When I discovered Henri Fantin-Latour's paintings they seemed inherently strange, even though sedate, and superficially opposed to the more pressing artistic formal achievements of his day. There's something hidden inside of his work that takes advantage of the way paint handling changed during his era, the way that the observation of light and color developed during his lifetime and career. He absolutely took advantage of there being bourgeois society that made a market for there to be an art market commercially. He certainly took advantage of that, which is why I think there's so many of his paintings. Yet the longer I look at his paintings, the stranger they look. They care not for specific dogma or a prescribed point of view or approach. I think they're extremely intelligent paintings, endowed with an innate intelligence and sensitivity that has nothing to prove. That level of intelligence or sensitivity does not feel the need to prove itself. I really like that. I want to paint like that. I want to be that kind of artist, and I want to be that kind of human being.

Do you feel like you have things to prove?

No. I hold these truths to be self-evident. [Laughs]

In terms of choosing to be an artist as a vocation, in past regimes, in past centuries, that would have meant going to work for an established master in their studio, learning their technique, learning their work, learning how to make their work, so that you could work under them and produce more pictures. To fulfill whatever the commission or assignment or whatever the demand is. That no longer really exists, although obviously people work with assistants. I think this is different from there being a master and apprentice. The apprentice system doesn't exist anymore, but it's probably a good way to learn how to paint. I've latched onto this figure, Fantin-Latour, based on an initial attraction and copied a few, out of a desire to self-educate and learn technique, look at his composition really closely, how things are built inside the rectangle. It turned into my work, but it also turned into a master-apprentice kind of relationship. But also, it felt analogous to what I was already doing when I would copy any other jpeg off the internet. I'm copying it to get to know it better. I'm a good copyist. I like mimesis as a post-modern attitude toward imagery and image-making.

When did you move away from shooting your own original photographs to paint?

I just got annoyed with it. I got annoyed with myself. What's true is that I've always liked copy-work, or mimesis, or something about appropriation, but I wanted also to make romantic looking work. When I was in art school initially what I gravitated towards, and felt was really powerful art in the world that really left an impact on me, were people photographing members of their circle. People like Nan Goldin or Jack Pierson or Mark Morrisroe. People who were making art out of people close to them in their life and it turning into some kind of melodramatic or operatic romance. That kind of impulse felt immediate and cool and sweet and accessible. If you're young and you have a camera, it's really easy to make work like that.
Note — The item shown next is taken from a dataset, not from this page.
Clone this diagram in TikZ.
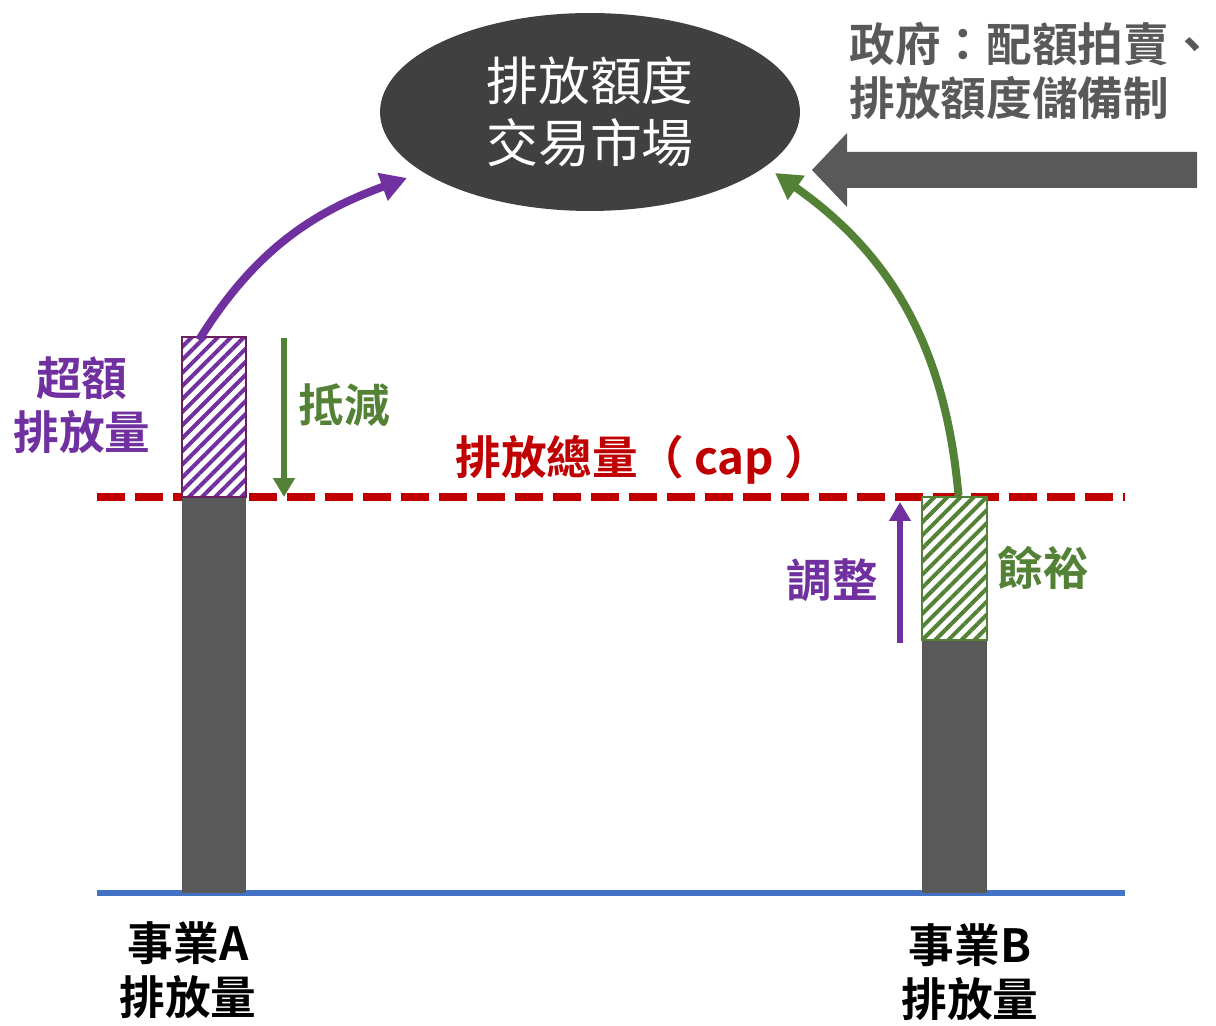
\documentclass[tikz,border=0pt]{standalone}
\usepackage{fontspec}
\setmainfont{Noto Sans CJK TC}[BoldFont={Noto Sans CJK TC Bold}]
\usetikzlibrary{arrows.meta, patterns.meta, shapes.geometric}
\definecolor{bargray}{HTML}{595959}
\definecolor{ellgray}{HTML}{404040}
\definecolor{capred}{HTML}{C00000}
\definecolor{baseblue}{HTML}{4472C4}
\definecolor{cpurple}{HTML}{7030A0}
\definecolor{plum}{HTML}{6B1F5E}
\definecolor{cgreen}{HTML}{538135}
\tikzset{bar/.style={rectangle, fill=bargray, inner sep=0pt}}
\tikzset{overbox/.style={rectangle, inner sep=0pt, preaction={fill=white},
    pattern={Lines[angle=45, distance=1.85mm, line width=0.8mm]}, pattern color=cpurple,
    draw=plum, line width=0.45mm}}
\tikzset{sparebox/.style={rectangle, inner sep=0pt, preaction={fill=white},
    pattern={Lines[angle=45, distance=1.85mm, line width=0.8mm]}, pattern color=cgreen,
    draw=cgreen, line width=0.5mm}}
\tikzset{lab/.style={inner sep=0pt, align=center, font=\bfseries\fontsize{26}{31}\selectfont}}
\tikzset{tradearrow/.style={line width=1.6mm, -{Triangle[length=0.52cm, width=0.56cm]}}}
\tikzset{movearrow/.style={line width=1.2mm, -{Triangle[length=0.38cm, width=0.42cm]}}}

\begin{document}
\begin{tikzpicture}[x=0.02cm, y=-0.02cm]
  \useasboundingbox (0,0) rectangle (1216,1026);

  %\coordinate (o) at (0,0);
  \coordinate (capL) at (97,497);
  \coordinate (capR) at (1125,497);
  \coordinate (baseL) at (97,893);
  \coordinate (baseR) at (1125,893);
  \coordinate (mktA) at (407,178);
  \coordinate (mktB) at (775,173);
  \coordinate (offtop) at (284,338);
  \coordinate (offbot) at (284,497);
  \coordinate (adjbot) at (900,643);
  \coordinate (adjtop) at (900,502);

  \node[ellipse, fill=ellgray, minimum width=8.4cm, minimum height=3.96cm, inner sep=0pt,
  text=white, align=center, font=\fontsize{29.5}{35}\selectfont
  ] (market) at (590,112) {排放額度\\交易市場};

  \node [anchor=west, align=left, inner sep=0pt, text=bargray,
  font=\bfseries\fontsize{26}{31}\selectfont] (gov) at (849,71) {政府：配額拍賣、\\排放額度儲備制};

  % government arrow
  \fill[bargray] (812,170) -- (847,133) -- (847,152) -- (1197,152) -- (1197,188)
    -- (847,188) -- (847,207) -- cycle;

  \draw[capred, line width=1.6mm, dash pattern=on 5.6mm off 2mm] (capL) -- (capR);
  \draw[baseblue, line width=1.3mm] (baseL) -- (baseR);

  \node[bar, minimum width=1.28cm, minimum height=7.92cm] (emA) at (214,695) {};
  \node[bar, minimum width=1.3cm, minimum height=5.06cm] (emB) at (954.5,766.5) {};
  \node[overbox, minimum width=1.28cm, minimum height=3.2cm] (overA) at (214,417) {};
  \node[sparebox, minimum width=1.3cm, minimum height=2.86cm] (spareB) at (954.5,568.5) {};

  \node [lab, text=cpurple] (overlab) at (82,405) {超額\\排放量};
  \node [lab, text=cgreen] (offlab) at (344,405) {抵減};
  \node [lab, text=capred] (caplab) at (643,460) {排放總量（ cap ）};
  \node [lab, text=cpurple] (adjlab) at (832,580) {調整};
  \node [lab, text=cgreen] (sparelab) at (1043,568) {餘裕};
  \node [lab, text=black] (firmA) at (188,970) {事業A\\排放量};
  \node [lab, text=black] (firmB) at (970,972) {事業B\\排放量};

  \draw[tradearrow, cpurple] ([shift={(-15,4)}]overA.north) to[out=58, in=200] (mktA);
  \draw[tradearrow, cgreen] ([xshift=0.08cm]spareB.north) to[out=95, in=-35] (mktB);

  \draw[movearrow, cgreen] (offtop) -- (offbot);
  \draw[movearrow, cpurple] (adjbot) -- (adjtop);

\end{tikzpicture}
\end{document}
What do you think makes an artwork romantic?

Emotionalism. Emotional appeal. Manipulation. A lot of that is also based on color and light and the formal aspects. There are cliches and tropes that may be relied upon. Big themes: death, love, individuality, character, fortitude.

Diana (on Jonikal), 2018. Oil over acrylic on canvas.

Would you paint the person you're in love with?

Yeah, privately. Out of respect of my own privacy and his privacy, I would refrain from asking anyone else to look at or care about it [Laughs]. I usually feel like oversharing needs to be something that people are wary of, and now people are not. I'm not interested in memoir anymore. Maybe I once was. I'm not anymore.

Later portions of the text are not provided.